De 1976 a 1977 assino um contrato com o Instituto de Tecnologia Educativa e integro-me, como operador de camâra na equipa que transmite diariamente as lições da tele-escola. Depois disso é o desemprego. Nessa altura resolvo escrever uma carta a Luis Bernardo Honwana que ocupava, penso, um cargo de ministro, oferecendo-me para voltar a Moçambique e dar o meu contributo no desenvolvimento da cinematografia nascente moçambicana. Mas não obtive qualquer resposta! Não faço ideia se a carta chegou ao destino! Pouco tempo depois, inesperadamente, sou procurado em minha casa, no Porto, pelo Pedro Pimenta, pertencente ao Instituto Nacional de Cinema (INC) que se desloca a Portugal com o propósito de comprar uma cópia do Deixem-me ao menos subir às palmeiras… que não existe. Entrego-lhe, sem custos, a cópia que tinha ficado em meu poder, no formato de 16mm. Sobre o meu possível regresso a Moçambique, nada é avançado. Penso que não estava mandatado para negociar esse aspecto particular, partindo do princípio que conhecia a minha tentativa junto do Honwana manifestando-lhe o meu interesse em voltar!
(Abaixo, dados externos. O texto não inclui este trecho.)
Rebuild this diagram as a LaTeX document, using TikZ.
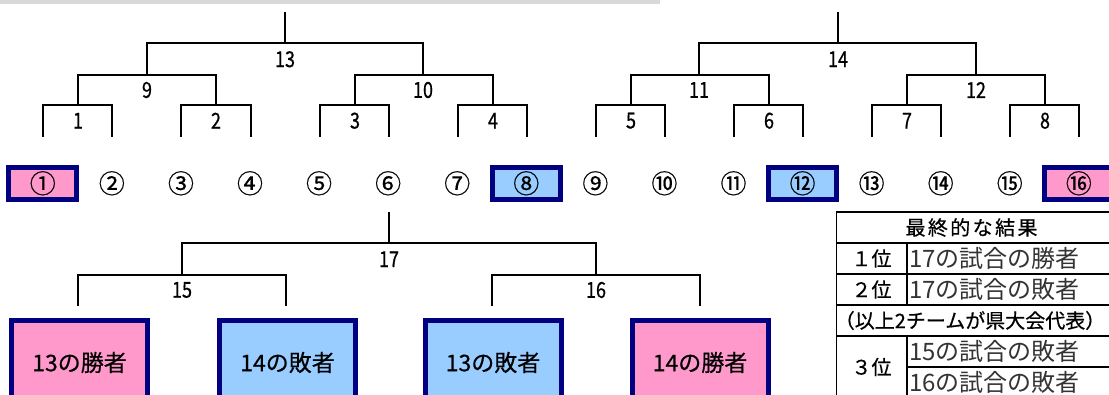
\documentclass[tikz,border=0pt]{standalone}
\usepackage{fontspec}
\setmainfont{Noto Sans CJK JP}
\newfontfamily\gothic[FakeBold=0.5]{Noto Sans CJK JP}
\newfontfamily\narrowjp[FakeStretch=0.82,FakeBold=0.6]{Noto Sans CJK JP}
\definecolor{pinkf}{HTML}{FF99CC}
\definecolor{bluef}{HTML}{99CCFF}
\definecolor{navyb}{HTML}{000080}
\definecolor{grayb}{HTML}{D9D9D9}
\begin{document}
\begin{tikzpicture}[x=1pt,y=-1pt,
  brk/.style={line width=2pt, line join=miter},
  seed/.style={inner sep=0pt, font=\gothic\fontsize{26}{27}\selectfont},
  nobox/.style={},
  pinkseed/.style={draw=navyb, fill=pinkf, line width=5pt, minimum width=68pt, minimum height=31.7pt},
  blueseed/.style={draw=navyb, fill=bluef, line width=5pt, minimum width=68pt, minimum height=31.7pt},
  num/.style={inner sep=0pt, font=\narrowjp\fontsize{22}{23}\selectfont},
  bigbox/.style={draw=navyb, line width=5pt, minimum width=136pt, minimum height=84pt, inner sep=0pt, font=\gothic\fontsize{23}{25}\selectfont},
  tline/.style={line width=1.5pt},
  ttext/.style={inner sep=0pt, font=\gothic\fontsize{20}{21}\selectfont},
  mtext/.style={inner sep=0pt, anchor=west, font=\fontsize{24}{25}\selectfont, text=black!80}
]
\useasboundingbox (0,0) rectangle (1109,394);
\clip (0,0) rectangle (1109,394);
\fill[grayb] (0,0) rectangle (660,3.5);

% seeds
\foreach \i/\t/\st in {1/①/pinkseed,2/②/nobox,3/③/nobox,4/④/nobox,5/⑤/nobox,6/⑥/nobox,7/⑦/nobox,8/⑧/blueseed,9/⑨/nobox,10/⑩/nobox,11/⑪/nobox,12/⑫/blueseed,13/⑬/nobox,14/⑭/nobox,15/⑮/nobox,16/⑯/pinkseed}
  \node[seed,\st] (s\i) at ({43.3+69.07*(\i-1)-0.5},183.3) {\t};

% first round
\foreach \k in {1,...,8} {
  \pgfmathsetmacro\xa{round(43.3+69.07*(2*\k-2))}
  \pgfmathsetmacro\xb{round(43.3+69.07*(2*\k-1))}
  \pgfmathsetmacro\xm{round((\xa+\xb)/2)}
  \coordinate (a\k) at (\xa,137);
  \coordinate (b\k) at (\xb,137);
  \coordinate (j\k) at (\xm,105);
  \node[num] (m\k) at (\xm,120.7) {\k};
  \draw[brk] (a\k) |- (j\k) -| (b\k);
}
% second round
\foreach \k in {1,...,4} {
  \pgfmathtruncatemacro\ca{2*\k-1}
  \pgfmathtruncatemacro\cb{2*\k}
  \pgfmathtruncatemacro\mm{8+\k}
  \pgfmathsetmacro\xm{round(43.3+69.07*(4*\k-4)+69.07*1.5)}
  \coordinate (j\mm) at (\xm,75);
  \node[num] (m\mm) at (\xm,90) {\mm};
  \draw[brk] (j\ca) |- (j\mm) -| (j\cb);
}
% third round
\foreach \k in {1,2} {
  \pgfmathtruncatemacro\ca{8+2*\k-1}
  \pgfmathtruncatemacro\cb{8+2*\k}
  \pgfmathtruncatemacro\mm{12+\k}
  \pgfmathsetmacro\xc{round(43.3+69.07*(8*\k-8)+69.07*3.5)}
  \coordinate (j\mm) at (\xc,43);
  \coordinate (r\mm) at (\xc,12);
  \node[num] (m\mm) at (\xc,59.3) {\mm};
  \draw[brk] (j\ca) |- (j\mm) -| (j\cb);
  \draw[brk] (j\mm) -- (r\mm);
}

% lower bracket
\coordinate (c1) at (78,306);
\coordinate (c2) at (286,306);
\coordinate (c3) at (492,306);
\coordinate (c4) at (700,306);
\coordinate (j15) at (182,275);
\coordinate (j16) at (596,275);
\coordinate (j17) at (389,243);
\coordinate (r17) at (389,212);
\draw[brk] (c1) |- (j15) -| (c2);
\draw[brk] (c3) |- (j16) -| (c4);
\draw[brk] (j15) |- (j17) -| (j16);
\draw[brk] (j17) -- (r17);
\node[num] (m15) at (182,290) {15};
\node[num] (m16) at (596,290) {16};
\node[num] (m17) at (389,259.3) {17};

\node[bigbox, fill=pinkf] (w1) at (79.5,362.5) {13の勝者};
\node[bigbox, fill=bluef] (w2) at (287.5,362.5) {14の敗者};
\node[bigbox, fill=bluef] (w3) at (493,362.5) {13の敗者};
\node[bigbox, fill=pinkf] (w4) at (700,362.5) {14の勝者};

% results table
\draw[tline] (836.5,400) -- (836.5,212) -- (1115,212);
\foreach \yy in {243,274,305,336} \draw[tline] (836.5,\yy) -- (1115,\yy);
\draw[tline] (907,367) -- (1115,367);
\draw[tline] (907,243) -- (907,305);
\draw[tline] (907,336) -- (907,400);
\node[ttext] (hd) at (971.5,227.5) {\addfontfeature{LetterSpace=12}最終的な結果};
\node[ttext] (p1) at (871.5,258.5) {１位};
\node[ttext] (p2) at (871.5,289.5) {２位};
\node[ttext] (p3) at (871.5,367) {３位};
\node[mtext] (t1) at (909,258.5) {17の試合の勝者};
\node[mtext] (t2) at (909,289.5) {17の試合の敗者};
\node[ttext] (note) at (970,320.5) {（以上2チームが県大会代表）};
\node[mtext] (t3) at (909,351.5) {15の試合の敗者};
\node[mtext] (t4) at (909,382.5) {16の試合の敗者};
\end{tikzpicture}
\end{document}
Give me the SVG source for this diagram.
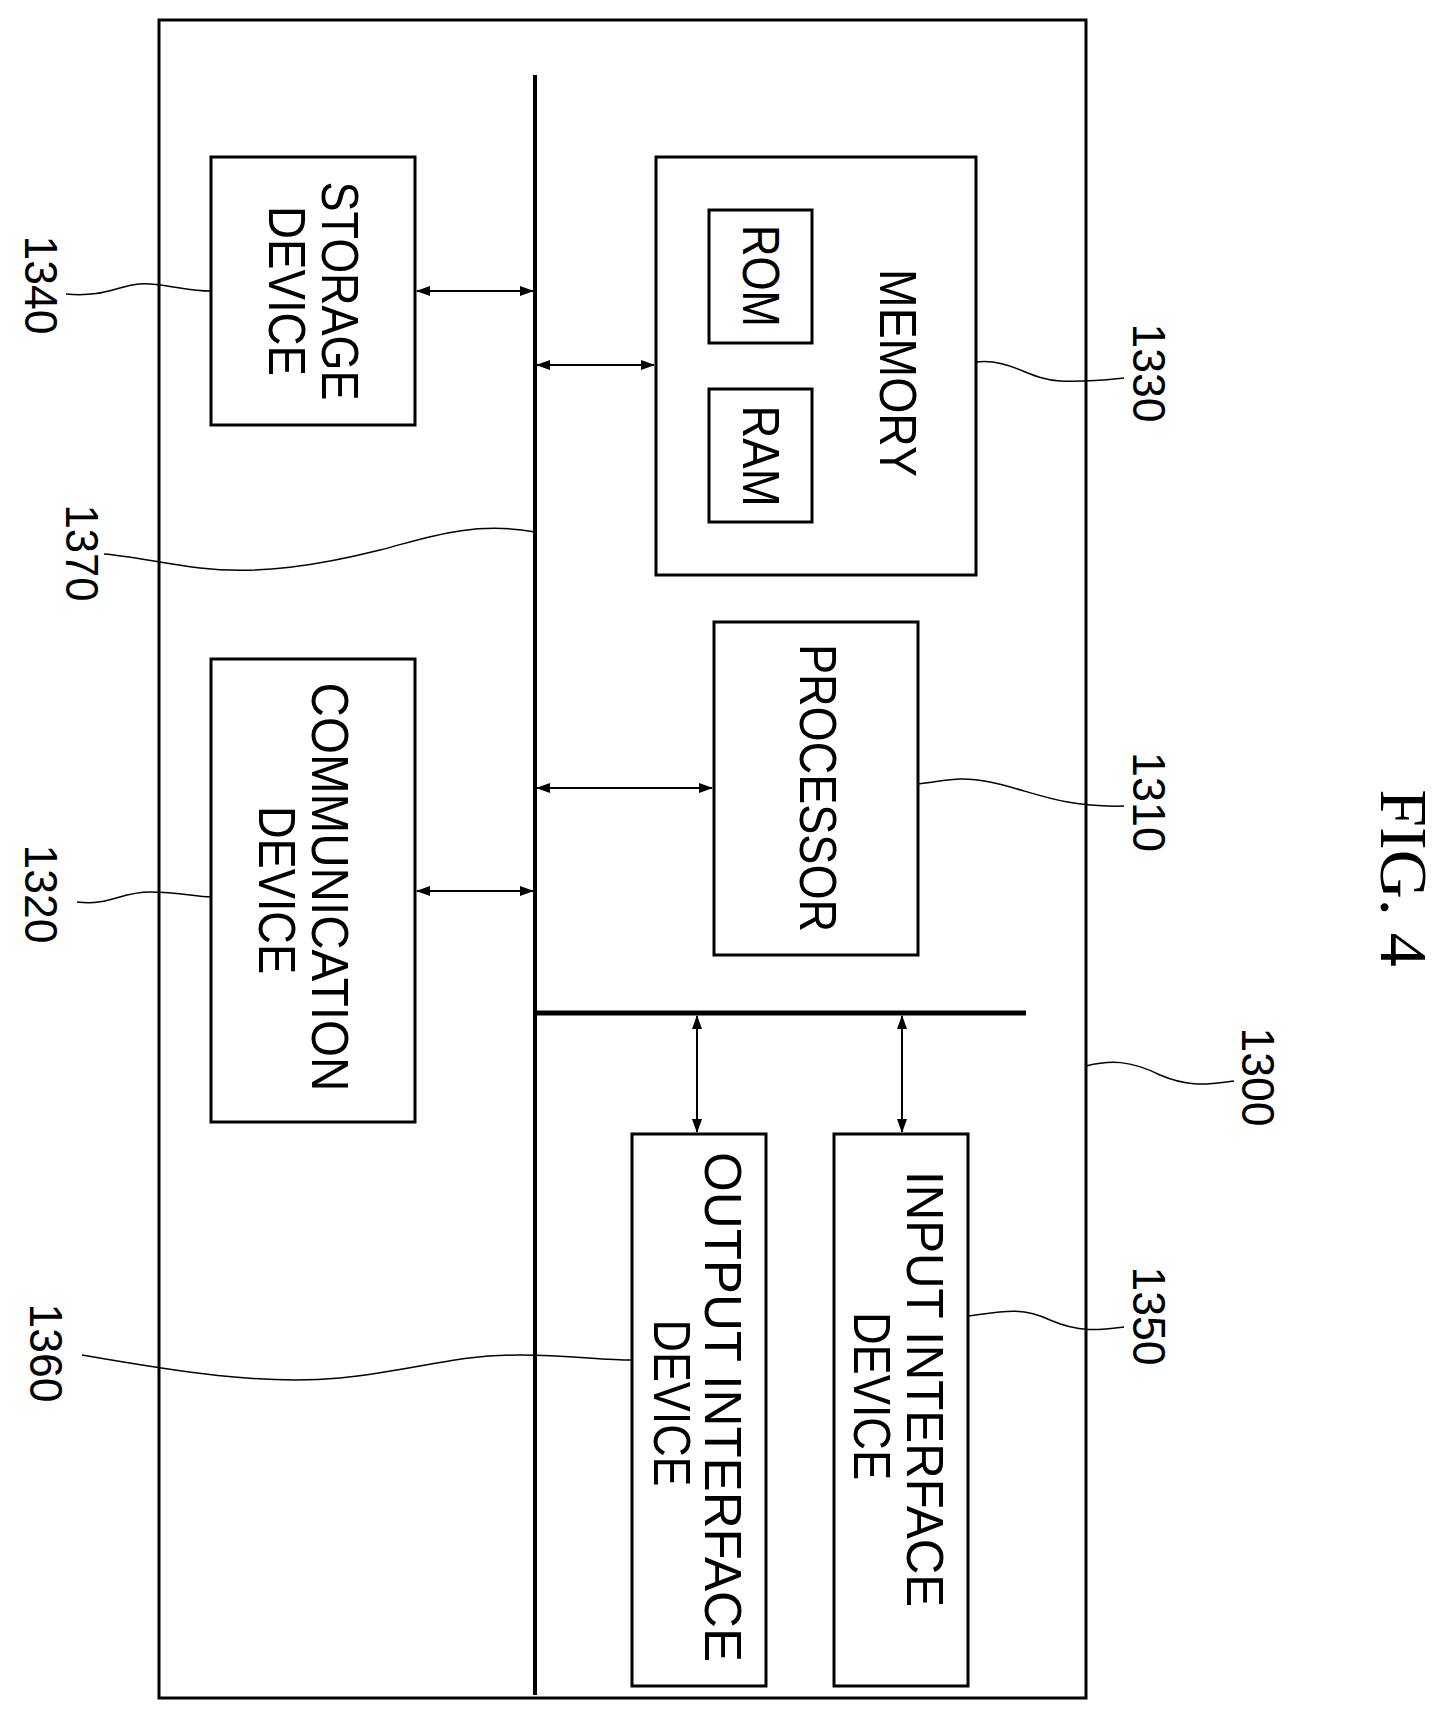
<svg xmlns="http://www.w3.org/2000/svg" width="1448" height="1722" viewBox="0 0 1448 1722">
<style>
.box{fill:none;stroke:#000;stroke-width:3}
.t{font-family:"Liberation Sans",Arial,sans-serif;font-size:52px;text-anchor:middle;dominant-baseline:central}
.n{font-family:"Liberation Sans",Arial,sans-serif;font-size:46px;text-anchor:middle;dominant-baseline:central}
.ld{fill:none;stroke:#000;stroke-width:1.5}
.ar{stroke:#000;stroke-width:2;marker-start:url(#a);marker-end:url(#a)}
</style>
<defs>
<marker id="a" markerWidth="14" markerHeight="10" refX="13" refY="5" orient="auto-start-reverse" markerUnits="userSpaceOnUse">
<path d="M0,0 L14,5 L0,10 Z" fill="#000"/>
</marker>
</defs>
<rect width="1448" height="1722" fill="#fff"/>
<g id="system"><rect class="box" x="159" y="20" width="927" height="1678"/></g>
<g id="bus"><line x1="535" y1="75" x2="535" y2="1695" stroke="#000" stroke-width="4"/><line x1="535" y1="1013" x2="1026" y2="1013" stroke="#000" stroke-width="5"/></g>
<g id="storage"><rect class="box" x="211" y="157" width="204" height="268"/>
<text class="t" transform="translate(340,291) rotate(90)" textLength="219" lengthAdjust="spacingAndGlyphs">STORAGE</text>
<text class="t" transform="translate(287,291) rotate(90)" textLength="170" lengthAdjust="spacingAndGlyphs">DEVICE</text></g>
<g id="memory"><rect class="box" x="656" y="157" width="320" height="418"/>
<text class="t" transform="translate(898,373) rotate(90)" textLength="208" lengthAdjust="spacingAndGlyphs">MEMORY</text>
<rect class="box" x="709" y="210" width="103" height="133"/>
<text class="t" transform="translate(761,276) rotate(90)" textLength="102" lengthAdjust="spacingAndGlyphs">ROM</text>
<rect class="box" x="709" y="389" width="103" height="133"/>
<text class="t" transform="translate(761,456) rotate(90)" textLength="101" lengthAdjust="spacingAndGlyphs">RAM</text></g>
<g id="processor"><rect class="box" x="714" y="622" width="204" height="333"/>
<text class="t" transform="translate(818,788) rotate(90)" textLength="288" lengthAdjust="spacingAndGlyphs">PROCESSOR</text></g>
<g id="communication"><rect class="box" x="211" y="659" width="204" height="463"/>
<text class="t" transform="translate(330,887) rotate(90)" textLength="409" lengthAdjust="spacingAndGlyphs">COMMUNICATION</text>
<text class="t" transform="translate(277,890) rotate(90)" textLength="168" lengthAdjust="spacingAndGlyphs">DEVICE</text></g>
<g id="output"><rect class="box" x="632" y="1134" width="134" height="552"/>
<text class="t" transform="translate(723,1407) rotate(90)" textLength="510" lengthAdjust="spacingAndGlyphs">OUTPUT INTERFACE</text>
<text class="t" transform="translate(672,1403) rotate(90)" textLength="167" lengthAdjust="spacingAndGlyphs">DEVICE</text></g>
<g id="input"><rect class="box" x="834" y="1134" width="134" height="552"/>
<text class="t" transform="translate(925,1389) rotate(90)" textLength="436" lengthAdjust="spacingAndGlyphs">INPUT INTERFACE</text>
<text class="t" transform="translate(872,1396) rotate(90)" textLength="168" lengthAdjust="spacingAndGlyphs">DEVICE</text></g>
<g id="connectors">
<line class="ar" x1="417" y1="291" x2="533" y2="291"/>
<line class="ar" x1="537" y1="365" x2="654" y2="365"/>
<line class="ar" x1="537" y1="788" x2="712" y2="788"/>
<line class="ar" x1="417" y1="891" x2="533" y2="891"/>
<line class="ar" x1="697" y1="1016" x2="697" y2="1132"/>
<line class="ar" x1="902" y1="1016" x2="902" y2="1132"/>
<path class="ld" d="M66,294 C110,298 120,282 150,284 C175,286 190,291 211,291"/>
<path class="ld" d="M976,362 C1010,358 1030,380 1060,381 C1090,382 1105,380 1124,378"/>
<path class="ld" d="M535,532 C470,520 420,540 380,550 C320,565 260,575 200,568 C160,563 130,556 104,554"/>
<path class="ld" d="M918,784 C950,780 960,776 990,782 C1030,790 1060,808 1124,806"/>
<path class="ld" d="M77,902 C110,906 120,892 150,892 C180,892 195,897 211,897"/>
<path class="ld" d="M1086,1066 C1110,1060 1130,1060 1160,1075 C1190,1088 1210,1084 1234,1081"/>
<path class="ld" d="M968,1316 C1000,1312 1020,1306 1050,1320 C1080,1333 1100,1330 1124,1327"/>
<path class="ld" d="M82,1355 C180,1372 260,1385 340,1378 C420,1370 450,1355 520,1355 C570,1355 600,1360 632,1360"/>
</g>
<g id="labels">
<text class="n" transform="translate(41,285) rotate(90)" textLength="99" lengthAdjust="spacingAndGlyphs">1340</text>
<text class="n" transform="translate(1149,373) rotate(90)" textLength="99" lengthAdjust="spacingAndGlyphs">1330</text>
<text class="n" transform="translate(82,553) rotate(90)" textLength="97" lengthAdjust="spacingAndGlyphs">1370</text>
<text class="n" transform="translate(1149,802) rotate(90)" textLength="100" lengthAdjust="spacingAndGlyphs">1310</text>
<text class="n" transform="translate(41,894) rotate(90)" textLength="99" lengthAdjust="spacingAndGlyphs">1320</text>
<text class="n" transform="translate(1258,1077) rotate(90)" textLength="99" lengthAdjust="spacingAndGlyphs">1300</text>
<text class="n" transform="translate(1149,1316) rotate(90)" textLength="99" lengthAdjust="spacingAndGlyphs">1350</text>
<text class="n" transform="translate(46,1353) rotate(90)" textLength="99" lengthAdjust="spacingAndGlyphs">1360</text>
<text transform="translate(1404,878) rotate(90)" font-family="Liberation Serif,serif" font-size="68" text-anchor="middle" dominant-baseline="central">FIG. 4</text>
</g>
</svg>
Logo a seguir, Camilo de Sousa aborda-me, informalmente, tentando saber se estava interessado em assinar um contrato de cooperante com o INC. Mas, nesse meio tempo, a minha saúde havia-se degradado e resolvo não aceitar o convite. Sentia que não estava nas melhores condições, tanto físicas como psíquicas, para dar a minha melhor contribuição. Posteriormente foram-me chegando notícias que, usando a cópia que lhes facultei, o filme era exaustivamente exibido em Moçambique.
MCP - Como define o modo como foi integrado no Cinema Novo português? Considera que, genericamente, foi posto à margem pela elite dominante – refiro-me a cineastas, críticos e historiadores de cinema?
JLB - Sim, completamente, com a excepção do José de Matos-Cruz que acompanhou um bocado o meu “penar” pelas ruas de Lisboa, sempre que lá ia, na esperança de poder abrir portas. Nenhum dos projectos que meti no Instituto Português de Cinema para o financiamento fílmico de novas obras foi aprovado. Um deles era o “Mayombe”, de Pepetela. Constatei na altura que mexer nas feridas coloniais continuava a ser um problema difícil de ultrapassar.
MCP - No Deixem-me ao menos subir às palmeiras... há uma enorme influência do cinema soviético. Porquê esta opção quando procurou uma estética que fosse entendida por um público africano?
JLB – Na África sobre administração Portuguesa, até à década de sessenta, o cinema era inexistente. Os colonos, e muito menos os africanos, jamais haviam produzido qualquer tipo de obra cinematográfica (com excepção dos jornais de actualidades e os documentários de propaganda). Quando se abriu a possibilidade de realizar o Deixem-me ao menos subir às palmeiras… compreendi que a estética que mais se adequava às imagens que queria filmar teria forçosamente de passar pelos clássicos do cinema. Essa era a escola que iria permitir uma leitura do filme por um público iletrado, como era o caso do africano. Quem não compreende a força das imagens de O couraçado Potemkine e a sua gramática? Pudovkin também me havia ensinado como escrever um argumento que não fosse complicado de entender. Inclusivé, os públicos-alvo a quem os filmes se destinavam estavam muito próximos. É óbvio que não queria de maneira nenhuma imitar Eisenstein nem tinha recursos materiais para tal coisa. O que estava em causa era conseguir fazer um filme que pudesse ser sentido e percebido principalmente pela articulação e composição das suas imagens - se desligássemos o som, a intenção era conseguir o seu entendimento integral. Penso que isso foi conseguido.
MCP – O projecto de fazer um filme de estética africana e para um público africano antes da independência de Moçambique é absolutamente singular. Pode explicar como surgiu essa vontade?
MCP – Fundamentalmente por raiva. Estava farto da porcaria que se fazia em Portugal em matéria de cinema. Havia muito oportunismo e comiseração por parte das várias gerações envolvidas na feitura dos filmes. Obras como aquelas que haviam sido produzidas nas décadas de cinquenta e sessenta sob a égide do Estado Novo, bem como, (algumas, para não dizer muitas...) que traziam a chancela do Cinema Novo, eram intoleráveis pelo seu artificialismo e pretensiosismo bacoco, que só servia para alimentar os egos dos seus autores! Era preciso coragem para romper com a produção dum cinema acomodado à facilidade intelectual e aos vazios dos seus conteúdos.
A finalizar, e em termos de remate, impunha-se dizer: “Perdoai-lhes senhor por aquilo que fizeram no passado...”
Neste caso particular,gostaria de dizer: “Mexei Senhor nas consciências de quem tem poder de decisão e capitais suficientes em Portugal ou em Moçambique que me permita ser apoiado novamente para fazer um novo filme! Obrigado.”